Hello, thank you for reaching out to us here.
I think you are mentioning two scenarios:
- Multi-device conversation: https://learn.microsoft.com/en-us/azure/cognitive-services/speech-service/multi-device-conversation
Please correct me if I misunderstood since the first link you share is the document of general Speech to Text service.
For the Multi-device conversation feature, everyone use it's conversation ID to join, this feature uses Speech Service default model.
For the Real time conversation transcription, it creates voice signatures for the conversation participants so that they can be identified as unique speakers, but this is not necessary if you don't want to pre-enroll users.
Both of them use Speech SDK default models, but Real time conversation transcription has a improvement feature which may make the result better.
If you want to train model by your own data set, I think you are mentioning Custom Speech. By using Custom Speech, you can train and deploy your own model with you data set.
Hope this helps!
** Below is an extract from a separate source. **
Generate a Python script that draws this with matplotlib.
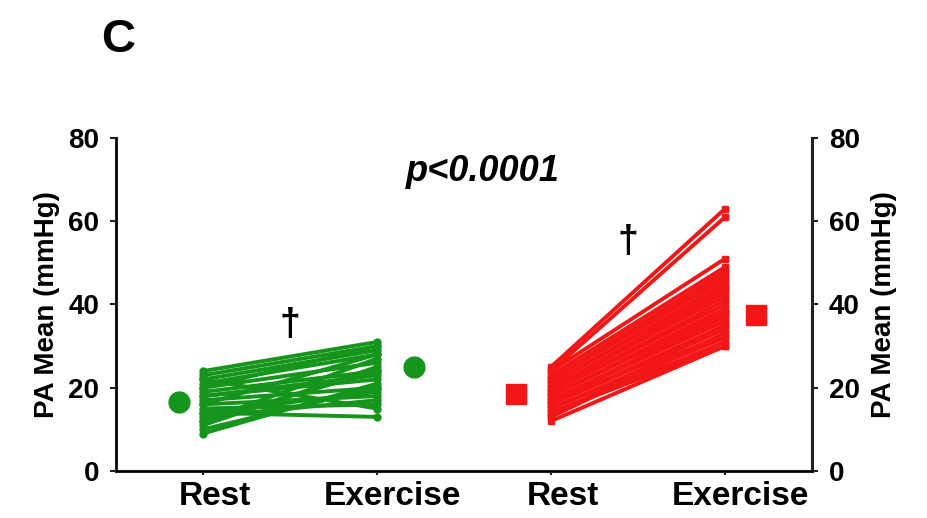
import matplotlib.pyplot as plt

plt.rcParams['font.family'] = ['Liberation Sans', 'DejaVu Sans']
plt.rcParams['font.weight'] = 'bold'

# PA mean (mmHg), one pair per subject
green_rest = [24, 23, 22, 21, 20, 19, 18, 17, 16, 15, 14, 13, 12, 11, 10, 9, 20, 18, 16, 14, 12, 22]
green_ex = [31, 30, 29, 28, 26, 24, 22, 20, 18, 16, 13, 17, 27, 25, 20, 21, 30, 23, 28, 19, 24, 15]

red_rest = [25, 24, 24, 23, 22, 22, 21, 21, 20, 20, 19, 19, 18, 18, 17, 17, 16, 16, 15, 15,
            14, 14, 13, 13, 12, 22, 19, 16]
red_ex = [63, 61, 51, 49, 47, 46, 45, 44, 43, 42, 41, 40, 39, 38, 37, 36, 35, 34, 33, 32,
          31, 30, 33, 35, 30, 48, 44, 38]

# group means (rest, exercise)
green_mean = [16.5, 25]
red_mean = [18.5, 37.5]

tick_labels = ['Rest', 'Exercise', 'Rest', 'Exercise']

GREEN = '#16951c'
RED = '#f21616'

fig = plt.figure(figsize=(9.28, 5.18), dpi=100)
ax = fig.add_axes([0.125, 0.0907, 0.75, 0.643])

for r, e in zip(green_rest, green_ex):
    ax.plot([1, 2], [r, e], color=GREEN, lw=2.8, marker='o', ms=5, solid_capstyle='round')
for r, e in zip(red_rest, red_ex):
    ax.plot([3, 4], [r, e], color=RED, lw=2.8, marker='s', ms=5)

ax.plot([0.86, 2.21], green_mean, 'o', color=GREEN, ms=15, ls='none')
ax.plot([2.80, 4.18], red_mean, 's', color=RED, ms=14, ls='none')

ax.set_xlim(0.5, 4.5)
ax.set_ylim(0, 80)
ax.set_yticks([0, 20, 40, 60, 80])

# labels sit a little right of the group positions; short marks at the positions
ax.set_xticks([1.07, 2.09, 3.07, 4.09])
ax.set_xticklabels(tick_labels, fontsize=24, fontweight='bold')
ax.set_xticks([1, 2, 3, 4], minor=True)
ax.tick_params(axis='x', which='major', length=0, pad=7)
ax.tick_params(axis='x', which='minor', width=1.5, length=3, color='#222222')

ax.spines['top'].set_visible(False)
for s in ['left', 'right', 'bottom']:
    ax.spines[s].set_linewidth(2.2)
    ax.spines[s].set_color('#222222')

ax.tick_params(axis='y', labelsize=20, width=1.5, length=4, color='#222222', pad=8)
ax.set_ylabel('PA Mean (mmHg)', fontsize=20, fontweight='bold', labelpad=6)

ax2 = ax.twinx()
ax2.set_ylim(0, 80)
ax2.set_yticks([0, 20, 40, 60, 80])
ax2.spines['top'].set_visible(False)
ax2.spines['right'].set_linewidth(2.2)
ax2.spines['right'].set_color('#222222')
ax2.tick_params(axis='y', labelsize=20, width=1.5, length=4, color='#222222', pad=8)
ax2.set_ylabel('PA Mean (mmHg)', fontsize=20, fontweight='bold', rotation=90, labelpad=8)

ax.text(2.61, 72, 'p<0.0001', fontsize=26, fontweight='bold', style='italic',
        ha='center', va='center')
ax.text(1.5, 35, '\u2020', fontsize=27, fontweight='bold', ha='center', va='center')
ax.text(3.44, 55, '\u2020', fontsize=27, fontweight='bold', ha='center', va='center')

fig.text(0.127, 0.922, 'C', fontsize=34, fontweight='bold', ha='center', va='center')

fig.savefig('out.png', dpi=100)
Please let us know if you have more questions.
Please kindly accept the answer if you feel helpful, thank you.
My first requirement is the Speech can recognize the English words (for example IT words, Jira, Confluence, Azure, etc.) in Hungarian context, main language (for example Hungarian language).
Second is that I can use "Speech Studio" on"multi-device" scenario, too as host, too as participant (i mean, they can access to the actual model of Speech Studio instead of default, for better results (it would be easier for deafs to understand the situations).